The Cain and Abel theme in Amadeus is closely connected with the view of God described in the preceding section. Salieri believes that through his hard work, his worship and chastity he has deserved God's grace. Accordingly, he takes it for granted that his wish to be the world's greatest composer will be fulfilled. When Mozart arrives on the scene, Salieri realises that his offering has been rejected and God's miraculous gift of composing eternal music bestowed upon his rival. He becomes aware that God's preference is arbitrary and does not depend on any business agreement. This sudden and bitter realisation has violent consequences: just like Cain decided to kill Abel after his gift had been rejected, Salieri now decides to destroy Mozart, the undeserving beneficiary of divine grace.
In order to achieve his goal, Salieri pretends to be Mozart's supporter and friend.

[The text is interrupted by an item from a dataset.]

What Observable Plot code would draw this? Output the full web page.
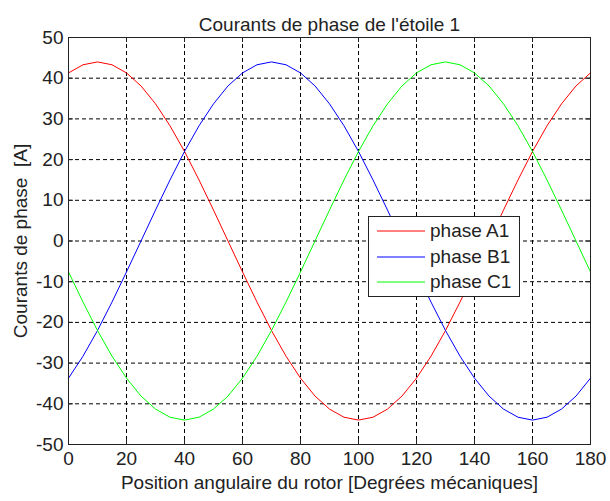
<!DOCTYPE html>
<html><head><meta charset="utf-8">
<script src="https://cdn.jsdelivr.net/npm/d3@7"></script>
<script src="https://cdn.jsdelivr.net/npm/@observablehq/plot@0.6"></script>
<style>
body{margin:0;background:#fff;}
#wrap{position:relative;width:610px;height:501px;font-family:"Liberation Sans",Arial,sans-serif;color:#222;}
#legend{position:absolute;left:368px;top:216px;width:152px;height:81px;border:1px solid #222;background:#fff;box-sizing:border-box;}
.item{position:absolute;left:0;height:22px;width:150px;}
.item svg{position:absolute;left:8px;top:0;width:48px;height:22px;}
.item .lb{position:absolute;left:61px;top:0;line-height:22px;font-size:19px;white-space:nowrap;}
</style>
</head><body>
<div id="wrap"></div>
<script>
const title = "Courants de phase de l'étoile 1";
const xLabel = "Position angulaire du rotor [Degrées mécaniques]";
const yLabel = "Courants de phase \u00a0[A]";
const seriesNames = ["phase A1", "phase B1", "phase C1"];
const seriesColors = ["#ff0000", "#0000ff", "#00ff00"];
const xTicks = [0, 20, 40, 60, 80, 100, 120, 140, 160, 180];
const yTicks = [-50, -40, -30, -20, -10, 0, 10, 20, 30, 40, 50];
const positions = [0,5,10,15,20,25,30,35,40,45,50,55,60,65,70,75,80,85,90,95,100,105,110,115,120,125,130,135,140,145,150,155,160,165,170,175,180];
const phaseA1 = [41.3,43.3,44,43.3,41.3,38.1,33.7,28.3,22,15,7.6,0,-7.6,-15,-22,-28.3,-33.7,-38.1,-41.3,-43.3,-44,-43.3,-41.3,-38.1,-33.7,-28.3,-22,-15,-7.6,0,7.6,15,22,28.3,33.7,38.1,41.3];
const phaseB1 = [-33.7,-28.3,-22,-15,-7.6,0,7.6,15,22,28.3,33.7,38.1,41.3,43.3,44,43.3,41.3,38.1,33.7,28.3,22,15,7.6,0,-7.6,-15,-22,-28.3,-33.7,-38.1,-41.3,-43.3,-44,-43.3,-41.3,-38.1,-33.7];
const phaseC1 = [-7.6,-15,-22,-28.3,-33.7,-38.1,-41.3,-43.3,-44,-43.3,-41.3,-38.1,-33.7,-28.3,-22,-15,-7.6,0,7.6,15,22,28.3,33.7,38.1,41.3,43.3,44,43.3,41.3,38.1,33.7,28.3,22,15,7.6,0,-7.6];

const seriesValues = [phaseA1, phaseB1, phaseC1];
const rows = [];
seriesValues.forEach((vals, i) => vals.forEach((v, j) => rows.push({x: positions[j], v, s: seriesNames[i]})));

const W = 610, H = 501, mT = 37, mL = 68, mR = 20, mB = 57;
const pw = W - mL - mR, ph = H - mT - mB, tk = 5;
const ink = "#222";
const fmt = d => String(d);

const chart = Plot.plot({
  width: W, height: H,
  marginTop: mT, marginLeft: mL, marginRight: mR, marginBottom: mB,
  style: {fontFamily: '"Liberation Sans", Arial, sans-serif', fontSize: "19px", color: ink, background: "#fff"},
  x: {domain: [0, 180]},
  y: {domain: [-50, 50]},
  color: {domain: seriesNames, range: seriesColors},
  marks: [
    Plot.gridX(xTicks, {stroke: "#000", strokeOpacity: 1, strokeDasharray: "4,3"}),
    Plot.gridY(yTicks, {stroke: "#000", strokeOpacity: 1, strokeDasharray: "4,3"}),
    Plot.ruleX(xTicks, {insetTop: ph - tk, stroke: ink}),
    Plot.ruleX(xTicks, {insetBottom: ph - tk, stroke: ink}),
    Plot.ruleY(yTicks, {insetRight: pw - tk, stroke: ink}),
    Plot.ruleY(yTicks, {insetLeft: pw - tk, stroke: ink}),
    Plot.line(rows, {x: "x", y: "v", z: "s", stroke: "s", strokeWidth: 1}),
    Plot.frame({stroke: ink}),
    Plot.axisX(xTicks, {tickSize: 0, tickPadding: 7, fontSize: 19, tickFormat: fmt, label: xLabel, labelAnchor: "center", labelArrow: "none", labelOffset: 44}),
    Plot.axisY(yTicks, {tickSize: 0, tickPadding: 5, fontSize: 19, tickFormat: fmt, label: yLabel, labelAnchor: "center", labelArrow: "none", labelOffset: 55}),
    Plot.text([title], {frameAnchor: "top", dy: -20, fontSize: 19, fill: ink})
  ]
});
const wrap = document.getElementById("wrap");
wrap.appendChild(chart);

const legend = document.createElement("div");
legend.id = "legend";
const rowTops = [3, 29, 54];
const NS = "http://www.w3.org/2000/svg";
seriesNames.forEach((n, i) => {
  const it = document.createElement("div");
  it.className = "item";
  it.style.top = rowTops[i] + "px";
  const sv = document.createElementNS(NS, "svg");
  sv.setAttribute("width", 48); sv.setAttribute("height", 22);
  const ln = document.createElementNS(NS, "line");
  ln.setAttribute("x1", 0); ln.setAttribute("x2", 48);
  ln.setAttribute("y1", 11); ln.setAttribute("y2", 11);
  ln.setAttribute("stroke", seriesColors[i]); ln.setAttribute("stroke-width", 1);
  sv.appendChild(ln);
  const lb = document.createElement("div");
  lb.className = "lb"; lb.textContent = n;
  it.appendChild(sv); it.appendChild(lb);
  legend.appendChild(it);
});
wrap.appendChild(legend);
</script>
</body></html>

He wins his trust and for a short while becomes his brother's keeper, only to ruin his plans and chances one by one. He does not kill Mozart with his bare hands like Cain, but he practically starves him by destroying any opportunity that he has to earn an income for him and his family. As opposed to his biblical precedent, he does not hope for grace anymore -- he tries to fight God as well as his chosen one. In spite of his diabolical character, he eventually becomes the loser and the victim of his own pursuit.
Another biblical reference is to Mozart as the Prodigal Son and the remorse he feels towards Leopold. Throughout all his childhood, the historical Mozart was emotionally as well as materially dependent on his father and vice versa. When he grew up, he tried to liberate himself from this impeding bond. After a violent argument, Mozart abandoned Leopold in Salzburg and married Constanze without his father's consent. This rupture has left him with a constant feeling of guilt towards Leopold. In Amadeus, Salieri learns by chance about Mozart's familial situation at a masquerade. When he sees a performance of Mozart's new opera Don Giovanni after Leopold Mozart's death, he realises that in the dreadful, accusing figure of the Commendatore, the guilt-ridden Mozart has summoned his father from the grave. He immediately recognises the power that this knowledge gives him over Mozart and he uses it to torment his victim psychologically. Masked exactly like Leopold at the masquerade, he haunts Mozart to his death.